Compte tenu de l’important rôle des médias dans la trajectoire de la courbe du suicide, l’OMS avance une série de recommandations adressées aux journalistes et aux responsables des médias. Ces recommandations s’inscrivent dans le cadre d’un guide qui a été élaboré en 2023. « Les professionnels des médias doivent se rendre à l’évidence de l’impact du traitement médiatique du suicide sur le comportement du public et de la population vulnérable au suicide en particulier.

Pour ce, un journaliste doit savoir qu’il n’est pas logique de justifier l’acte suicidaire par une cause bien déterminée. Une personne vulnérable au suicide endure, généralement, un cumul de causes multiples », indique Mme Olfa Saïdi, représentante de l’OMS, bureau de Tunisie. Elle insiste sur l’impératif, pour les professionnels des médias, de recourir aux professionnels de la santé mentale et ce, afin d’être mieux avisés sur l’angle à partir duquel il convient de traiter le problème.

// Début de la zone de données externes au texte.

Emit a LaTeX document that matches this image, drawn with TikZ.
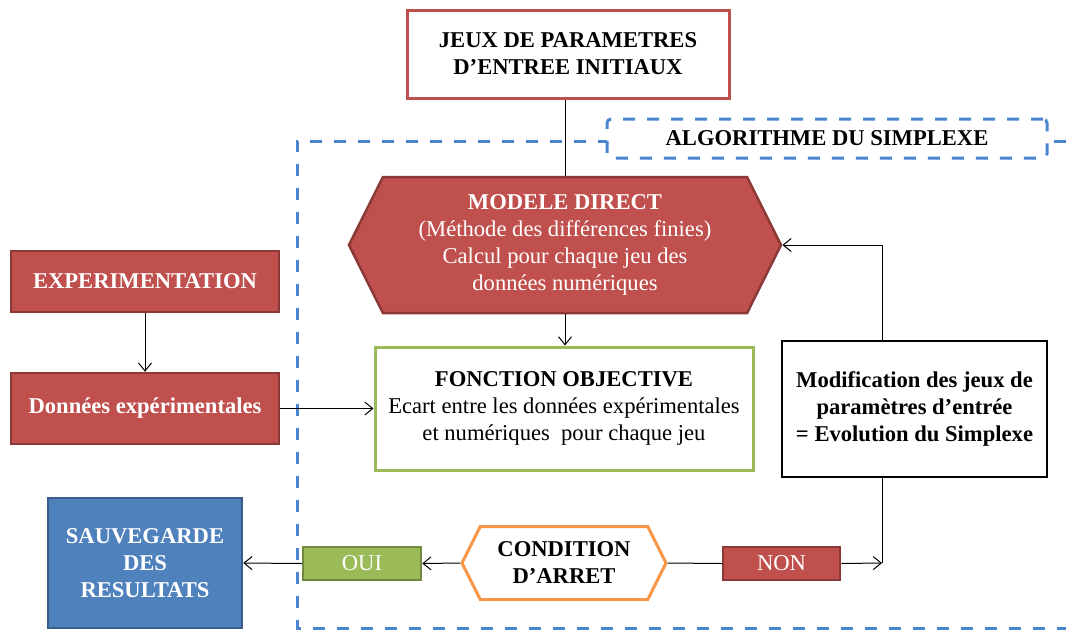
\documentclass[tikz,border=0pt]{standalone}
\usepackage{fontspec}
\setmainfont{Liberation Serif}
\usetikzlibrary{arrows.meta,shapes.symbols,calc}
\definecolor{cred}{HTML}{C0504D}
\definecolor{cdred}{HTML}{8C3836}
\definecolor{cgreen}{HTML}{9BBB59}
\definecolor{cdgreen}{HTML}{71893F}
\definecolor{cblue}{HTML}{4F81BD}
\definecolor{cdblue}{HTML}{385D8A}
\definecolor{corange}{HTML}{F79646}
\definecolor{cdash}{HTML}{4A86CF}
\begin{document}
\begin{tikzpicture}[x=1pt,y=-1pt,
  every node/.style={font=\fontsize{22.6}{27}\selectfont, align=center, inner sep=0pt},
  redfill/.style={rectangle, fill=cred, draw=cdred, line width=2.5pt, text=white},
  greenfill/.style={rectangle, fill=cgreen, draw=cdgreen, line width=2.5pt, text=white},
  bluefill/.style={rectangle, fill=cblue, draw=cdblue, line width=2.5pt, text=white},
  outlinebox/.style={rectangle, fill=white, line width=3pt},
  hexa/.style={signal, signal to=east and west, signal pointer angle=127},
  dashline/.style={draw=cdash, line width=3pt, dash pattern=on 12pt off 12pt},
  conn/.style={draw=black, line width=1pt},
  arr/.style={conn, -{Straight Barb[length=8pt,width=13pt,line width=1pt]}}
]
\useasboundingbox (0,0) rectangle (1066,630);
\clip (0,0) rectangle (1066,630);

% outer dashed frame
\draw[dashline] (1090,141) -- (297,141) -- (297,628) -- (1090,628);

% nodes
\node[outlinebox, draw=cred, minimum width=322, minimum height=88] (top) at (568,54)
  {\textbf{JEUX DE PARAMETRES}\\\textbf{D’ENTREE INITIAUX}};
\node[rectangle, fill=white, dashline, rounded corners=4pt, minimum width=440, minimum height=39] (alg) at (827,138.5)
  {\textbf{ALGORITHME DU SIMPLEXE}};
\node[hexa, fill=cred, draw=cdred, line width=2.5pt, text=white, minimum width=432, minimum height=136] (md) at (565,245)
  {\textbf{MODELE DIRECT}\\(Méthode des différences finies)\\Calcul pour chaque jeu des\\données numériques};
\node[outlinebox, draw=cgreen, minimum width=378, minimum height=123] (fo) at (564,408.5)
  {\textbf{FONCTION OBJECTIVE}\\Ecart entre les données expérimentales\\et numériques~ pour chaque jeu};
\node[rectangle, fill=white, draw=black, line width=1.5pt, minimum width=265, minimum height=136] (mod) at (914.5,409)
  {\textbf{Modification des jeux de}\\\textbf{paramètres d’entrée}\\\textbf{= Evolution du Simplexe}};
\node[redfill, minimum width=268, minimum height=61] (exp) at (145,281.5) {\textbf{EXPERIMENTATION}};
\node[redfill, minimum width=268, minimum height=71] (don) at (145,408.5) {\textbf{Données expérimentales}};
\node[hexa, fill=white, draw=corange, line width=3pt, minimum width=204, minimum height=73] (cond) at (564,563)
  {\textbf{CONDITION}\\\textbf{D’ARRET}};
\node[redfill, minimum width=117, minimum height=33] (non) at (781.5,563.5) {NON};
\node[greenfill, minimum width=118, minimum height=33] (oui) at (362,563.5) {OUI};
\node[bluefill, minimum width=194, minimum height=130] (sauv) at (145,563)
  {\textbf{SAUVEGARDE}\\\textbf{DES}\\\textbf{RESULTATS}};

\coordinate (cr) at (882,563);

% connectors
\draw[conn] (top.south -| md.north) -- (md.north);
\draw[arr] (md.south) -- (md.south |- fo.north);
\draw[arr] (exp.south) -- (don.north);
\draw[arr] (don.east) -- (fo.west);
\draw[arr] (mod.north -| cr) |- (md.east);
\draw[conn] (cr) -- (mod.south -| cr);
\draw[arr] (non.east) -- (cr);
\draw[conn] (cond.east) -- (non.west);
\draw[arr] (cond.west) -- (oui.east);
\draw[arr] (oui.west) -- (sauv.east);
\end{tikzpicture}
\end{document}
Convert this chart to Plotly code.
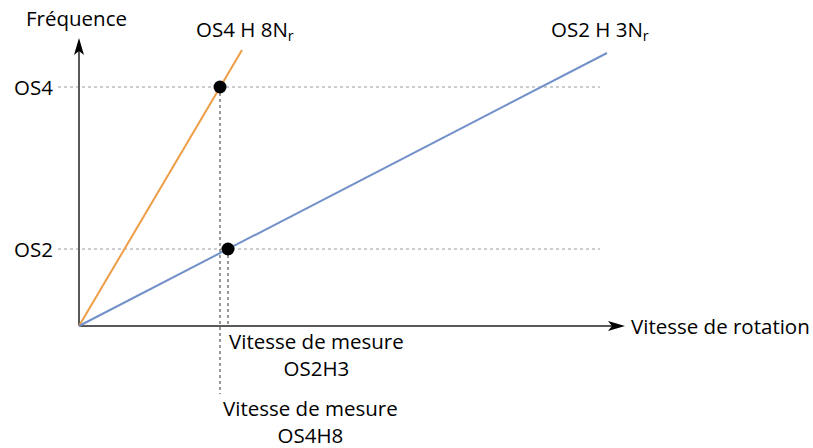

Eviter les détails, ne pas focaliser l’intérêt sur le suicide des célébrités, ne pas glorifier l’acte en usant d’un discours dramatique et sensationnel, constituent des principes à respecter dans l’optique de ne pas succomber au piège de l’effet Werther.

« Et afin que le traitement médiatique ait un impact positif, il doit nécessairement miser sur la sensibilisation, sur des informations avancées par des spécialistes, notamment sur les signes avant-coureurs et les structures d’appui, les moyens de prévention mais aussi en mettant en exergue les parcours positifs des personnes qui ont survécu aux tentatives de suicide et qui ont réussi leur vie », ajoute-t-elle.